Les critères de sélection à l’entrée des grandes écoles scientifiques qui forment les hauts fonctionnaires des corps techniques ou administratifs vont, on le constatera plus loin, de pair avec une organisation de l’administration qui fait la part belle aux qualités masculines énumérées ci-dessus. Mais ces critères sont-ils bien les seuls qu’il faudrait conserver pour sélectionner les fonctionnaires dont a besoin une administration moderne ?
Donnons ici, en passant, l’expérience des gestionnaires du personnel de France Télécom qui s’est révélée très intéressante. Le nouveau statut de cette entreprise et sa position sur le marché ont entraîné des nouvelles modalités de recrutement de personnels de droit privé. Les profils de cadres nécessaires à la stratégie nouvelle de l’entreprise ont été définis sur la base de capacités, devenues indispensables au développement de l’entreprise, d’intuition, d’aptitude au développement de partenariats, de capacité d’adaptation. Ainsi 1 300 cadres ont été recrutés en 1997. On trouve parmi eux 37 % de femmes alors qu’il n’y a que 23,3% de femmes parmi les cadres techniques de la fonction publique de l’Etat.

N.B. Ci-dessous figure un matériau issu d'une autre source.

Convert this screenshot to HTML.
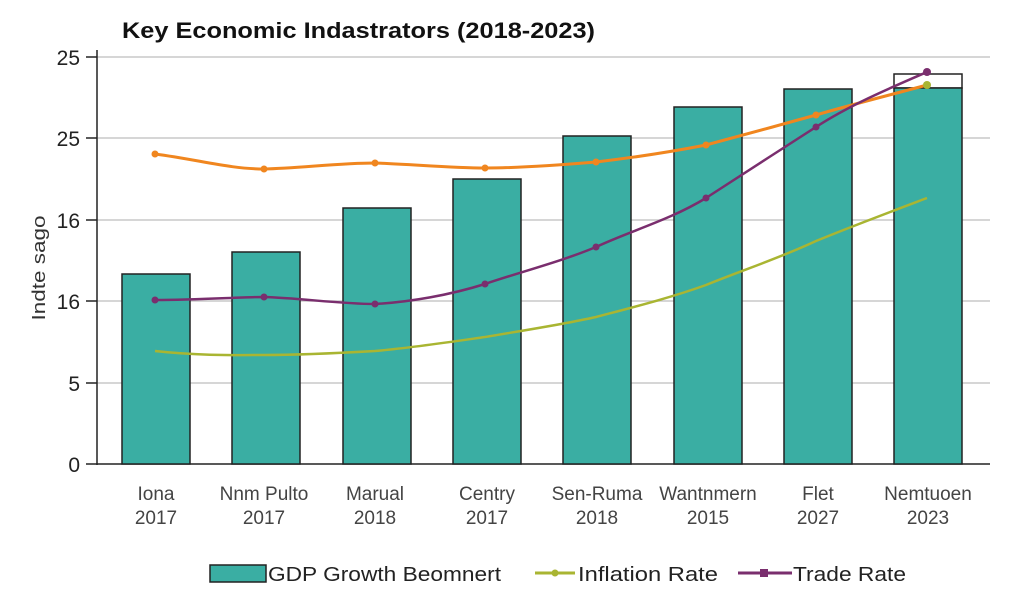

Les femmes dans la fonction publique sont partie prenante de “ l’universel ”
Le principe de l’égal accès des hommes et des femmes n’était abordé que par prétérition dans le statut général de la fonction publique issu de l’ordonnance du 4 février 1959. Il y était disposé qu’aucune distinction ne pouvait être faite sous réserve de dérogations autorisées par décret en Conseil d’Etat. Ces dérogations étaient étroitement encadrées par la notion de “ condition déterminante pour l’exercice des fonctions ” On a vu qu’au fil des années 80, la liste des dérogations s’était fortement réduite. Il est dès lors admis que les femmes peuvent exercer dans la fonction publique les mêmes métiers que les hommes et que pourvu qu’elle y parviennent, leurs mérites doivent être reconnus à l’égal de ceux des hommes.